Твой плывет аэроплан.
Лет двенадцать назад в одну зиму я находился в тяжелом душевном состоянии, требовавшем одиночества. Разглядев, что со мной творится, Арсений Александрович Тарковский вручил мне ключи от своей голицынской дачи, где я и прожил полгода. Бродил по комнатам, по коридору, ощущая дыхание Соляриса, веющее над остывшим бытом семейства, знавшего здесь счастливейшие времена. Думал о гостеприимстве старших, поэтов, о Шенгели, который жил с женой Ниной Леонтьевной в коммунальной квартире и тем не менее приютил у себя молоденького ученика -- Тарковского. Спать Арсению Александровичу пришлось рядом с доберман-пинчером Вороном под письменным столом, куда специально провели шнур с электрической лампочкой... Я прикасался к. обветшалым обоям, сметал моль с истлевших занавесок, перебирал пыльные книги. По большей части это были тома необъятной астрономической библиотеки, окружавшей телескоп. «Ты, прильнув к телескопу./Сатурны и бриги следил...» Не поощрил ли Георгий Аркадьевич и подростковую увлеченность Тарковского наукой о звездах?

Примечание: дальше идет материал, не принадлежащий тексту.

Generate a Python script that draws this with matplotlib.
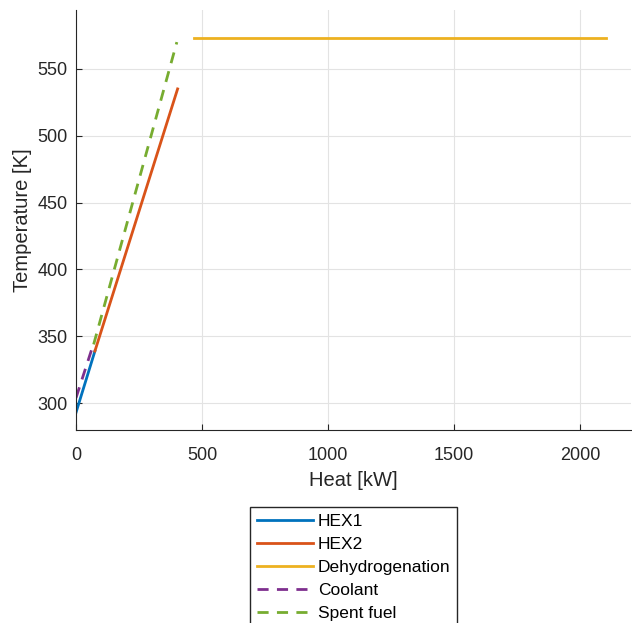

В телескоп я иногда заглядывал, книги же эти были выше моего разумения. Однажды в поисках приемлемого чтива я извлек из их груды сборник избранных стихов Шенгели 39-го года с лестной для молодого поэта Тарковского надписью и несколько самодовольным пожеланием такой же удачи. Вдруг из книжечки выпорхнул пожелтелый листок с запиской, полетел через комнату и, похрустывая, рассыпался в прах.